Write out the entire listing below exactly, with the pictures left out.
________________________________________
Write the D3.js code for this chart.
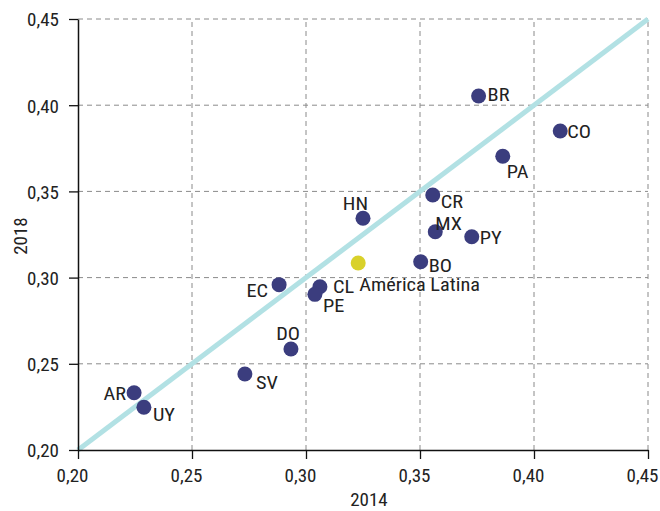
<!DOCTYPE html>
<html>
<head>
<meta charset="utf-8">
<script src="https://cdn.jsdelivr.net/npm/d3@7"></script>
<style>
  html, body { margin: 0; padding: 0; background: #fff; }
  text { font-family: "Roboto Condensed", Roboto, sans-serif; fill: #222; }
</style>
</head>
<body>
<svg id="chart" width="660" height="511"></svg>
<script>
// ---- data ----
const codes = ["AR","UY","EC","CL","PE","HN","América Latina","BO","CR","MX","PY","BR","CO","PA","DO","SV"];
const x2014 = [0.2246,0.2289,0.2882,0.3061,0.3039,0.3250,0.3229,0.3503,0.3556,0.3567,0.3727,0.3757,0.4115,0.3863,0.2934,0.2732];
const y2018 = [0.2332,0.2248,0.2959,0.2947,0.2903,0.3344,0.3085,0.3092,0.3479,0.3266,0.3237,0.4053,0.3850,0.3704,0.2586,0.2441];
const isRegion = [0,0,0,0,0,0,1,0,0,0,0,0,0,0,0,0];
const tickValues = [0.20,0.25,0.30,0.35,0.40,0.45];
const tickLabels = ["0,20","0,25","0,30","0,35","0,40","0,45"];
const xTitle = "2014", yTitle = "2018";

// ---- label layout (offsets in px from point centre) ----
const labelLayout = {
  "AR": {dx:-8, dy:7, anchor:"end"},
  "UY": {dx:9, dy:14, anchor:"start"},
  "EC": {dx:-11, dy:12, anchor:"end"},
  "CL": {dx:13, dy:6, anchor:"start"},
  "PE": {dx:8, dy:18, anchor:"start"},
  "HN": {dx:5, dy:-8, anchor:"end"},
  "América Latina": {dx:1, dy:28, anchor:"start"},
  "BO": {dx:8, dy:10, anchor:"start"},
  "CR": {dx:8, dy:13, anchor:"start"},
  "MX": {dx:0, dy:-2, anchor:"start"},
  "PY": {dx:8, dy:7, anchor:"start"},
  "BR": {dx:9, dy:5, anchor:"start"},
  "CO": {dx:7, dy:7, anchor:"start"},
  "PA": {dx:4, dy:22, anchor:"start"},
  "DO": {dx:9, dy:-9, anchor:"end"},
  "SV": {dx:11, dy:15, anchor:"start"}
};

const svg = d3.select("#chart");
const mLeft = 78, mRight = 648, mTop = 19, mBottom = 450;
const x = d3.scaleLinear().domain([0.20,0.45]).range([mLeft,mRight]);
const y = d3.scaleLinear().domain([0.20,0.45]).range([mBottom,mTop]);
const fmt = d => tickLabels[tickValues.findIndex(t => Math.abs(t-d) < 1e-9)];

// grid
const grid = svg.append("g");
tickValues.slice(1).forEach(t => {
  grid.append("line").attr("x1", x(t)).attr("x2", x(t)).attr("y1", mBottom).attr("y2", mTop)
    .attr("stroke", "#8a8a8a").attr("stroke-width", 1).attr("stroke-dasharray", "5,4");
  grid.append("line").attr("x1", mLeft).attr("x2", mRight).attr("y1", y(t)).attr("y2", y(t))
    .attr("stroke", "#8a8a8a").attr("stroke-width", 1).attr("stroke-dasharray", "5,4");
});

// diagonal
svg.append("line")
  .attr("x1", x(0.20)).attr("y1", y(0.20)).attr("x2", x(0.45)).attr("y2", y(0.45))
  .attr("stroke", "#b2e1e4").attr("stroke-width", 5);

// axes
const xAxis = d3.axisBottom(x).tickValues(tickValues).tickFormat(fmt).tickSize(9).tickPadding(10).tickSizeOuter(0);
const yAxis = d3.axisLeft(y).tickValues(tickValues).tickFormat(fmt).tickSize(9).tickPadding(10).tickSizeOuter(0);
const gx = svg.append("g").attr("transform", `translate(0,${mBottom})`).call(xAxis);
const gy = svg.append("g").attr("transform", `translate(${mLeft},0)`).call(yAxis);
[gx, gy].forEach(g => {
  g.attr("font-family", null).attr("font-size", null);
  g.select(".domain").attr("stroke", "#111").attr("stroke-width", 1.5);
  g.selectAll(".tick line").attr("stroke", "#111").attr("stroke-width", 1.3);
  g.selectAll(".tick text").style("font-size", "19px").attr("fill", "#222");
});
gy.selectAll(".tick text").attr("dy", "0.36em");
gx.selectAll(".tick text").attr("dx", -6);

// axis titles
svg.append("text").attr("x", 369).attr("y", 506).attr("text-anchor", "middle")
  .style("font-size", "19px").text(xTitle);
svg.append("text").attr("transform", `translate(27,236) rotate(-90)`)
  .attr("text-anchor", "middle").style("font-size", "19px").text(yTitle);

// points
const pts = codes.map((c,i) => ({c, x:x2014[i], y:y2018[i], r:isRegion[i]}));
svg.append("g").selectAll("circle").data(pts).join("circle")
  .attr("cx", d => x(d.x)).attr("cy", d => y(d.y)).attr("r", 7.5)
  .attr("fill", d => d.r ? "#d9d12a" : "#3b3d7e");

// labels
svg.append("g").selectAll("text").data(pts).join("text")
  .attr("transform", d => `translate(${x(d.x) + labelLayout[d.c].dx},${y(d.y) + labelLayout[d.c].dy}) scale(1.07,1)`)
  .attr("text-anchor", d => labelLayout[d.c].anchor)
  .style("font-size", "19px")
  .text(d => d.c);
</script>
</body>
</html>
________________________________________
_Solved exercise_
Write the D3.js code for this chart.
<!DOCTYPE html>
<html>
<head>
<meta charset="utf-8">
<script src="https://cdn.jsdelivr.net/npm/d3@7"></script>
<style>
  html, body { margin: 0; padding: 0; background: #fff; }
  text { font-family: "Roboto Condensed", Roboto, sans-serif; fill: #222; }
</style>
</head>
<body>
<svg id="chart" width="660" height="511"></svg>
<script>
// ---- data ----
const codes = ["AR","UY","EC","CL","PE","HN","América Latina","BO","CR","MX","PY","BR","CO","PA","DO","SV"];
const x2014 = [0.2246,0.2289,0.2882,0.3061,0.3039,0.3250,0.3229,0.3503,0.3556,0.3567,0.3727,0.3757,0.4115,0.3863,0.2934,0.2732];
const y2018 = [0.2332,0.2248,0.2959,0.2947,0.2903,0.3344,0.3085,0.3092,0.3479,0.3266,0.3237,0.4053,0.3850,0.3704,0.2586,0.2441];
const isRegion = [0,0,0,0,0,0,1,0,0,0,0,0,0,0,0,0];
const tickValues = [0.20,0.25,0.30,0.35,0.40,0.45];
const tickLabels = ["0,20","0,25","0,30","0,35","0,40","0,45"];
const xTitle = "2014", yTitle = "2018";

// ---- label layout (offsets in px from point centre) ----
const labelLayout = {
  "AR": {dx:-8, dy:7, anchor:"end"},
  "UY": {dx:9, dy:14, anchor:"start"},
  "EC": {dx:-11, dy:12, anchor:"end"},
  "CL": {dx:13, dy:6, anchor:"start"},
  "PE": {dx:8, dy:18, anchor:"start"},
  "HN": {dx:5, dy:-8, anchor:"end"},
  "América Latina": {dx:1, dy:28, anchor:"start"},
  "BO": {dx:8, dy:10, anchor:"start"},
  "CR": {dx:8, dy:13, anchor:"start"},
  "MX": {dx:0, dy:-2, anchor:"start"},
  "PY": {dx:8, dy:7, anchor:"start"},
  "BR": {dx:9, dy:5, anchor:"start"},
  "CO": {dx:7, dy:7, anchor:"start"},
  "PA": {dx:4, dy:22, anchor:"start"},
  "DO": {dx:9, dy:-9, anchor:"end"},
  "SV": {dx:11, dy:15, anchor:"start"}
};

const svg = d3.select("#chart");
const mLeft = 78, mRight = 648, mTop = 19, mBottom = 450;
const x = d3.scaleLinear().domain([0.20,0.45]).range([mLeft,mRight]);
const y = d3.scaleLinear().domain([0.20,0.45]).range([mBottom,mTop]);
const fmt = d => tickLabels[tickValues.findIndex(t => Math.abs(t-d) < 1e-9)];

// grid
const grid = svg.append("g");
tickValues.slice(1).forEach(t => {
  grid.append("line").attr("x1", x(t)).attr("x2", x(t)).attr("y1", mBottom).attr("y2", mTop)
    .attr("stroke", "#8a8a8a").attr("stroke-width", 1).attr("stroke-dasharray", "5,4");
  grid.append("line").attr("x1", mLeft).attr("x2", mRight).attr("y1", y(t)).attr("y2", y(t))
    .attr("stroke", "#8a8a8a").attr("stroke-width", 1).attr("stroke-dasharray", "5,4");
});

// diagonal
svg.append("line")
  .attr("x1", x(0.20)).attr("y1", y(0.20)).attr("x2", x(0.45)).attr("y2", y(0.45))
  .attr("stroke", "#b2e1e4").attr("stroke-width", 5);

// axes
const xAxis = d3.axisBottom(x).tickValues(tickValues).tickFormat(fmt).tickSize(9).tickPadding(10).tickSizeOuter(0);
const yAxis = d3.axisLeft(y).tickValues(tickValues).tickFormat(fmt).tickSize(9).tickPadding(10).tickSizeOuter(0);
const gx = svg.append("g").attr("transform", `translate(0,${mBottom})`).call(xAxis);
const gy = svg.append("g").attr("transform", `translate(${mLeft},0)`).call(yAxis);
[gx, gy].forEach(g => {
  g.attr("font-family", null).attr("font-size", null);
  g.select(".domain").attr("stroke", "#111").attr("stroke-width", 1.5);
  g.selectAll(".tick line").attr("stroke", "#111").attr("stroke-width", 1.3);
  g.selectAll(".tick text").style("font-size", "19px").attr("fill", "#222");
});
gy.selectAll(".tick text").attr("dy", "0.36em");
gx.selectAll(".tick text").attr("dx", -6);

// axis titles
svg.append("text").attr("x", 369).attr("y", 506).attr("text-anchor", "middle")
  .style("font-size", "19px").text(xTitle);
svg.append("text").attr("transform", `translate(27,236) rotate(-90)`)
  .attr("text-anchor", "middle").style("font-size", "19px").text(yTitle);

// points
const pts = codes.map((c,i) => ({c, x:x2014[i], y:y2018[i], r:isRegion[i]}));
svg.append("g").selectAll("circle").data(pts).join("circle")
  .attr("cx", d => x(d.x)).attr("cy", d => y(d.y)).attr("r", 7.5)
  .attr("fill", d => d.r ? "#d9d12a" : "#3b3d7e");

// labels
svg.append("g").selectAll("text").data(pts).join("text")
  .attr("transform", d => `translate(${x(d.x) + labelLayout[d.c].dx},${y(d.y) + labelLayout[d.c].dy}) scale(1.07,1)`)
  .attr("text-anchor", d => labelLayout[d.c].anchor)
  .style("font-size", "19px")
  .text(d => d.c);
</script>
</body>
</html>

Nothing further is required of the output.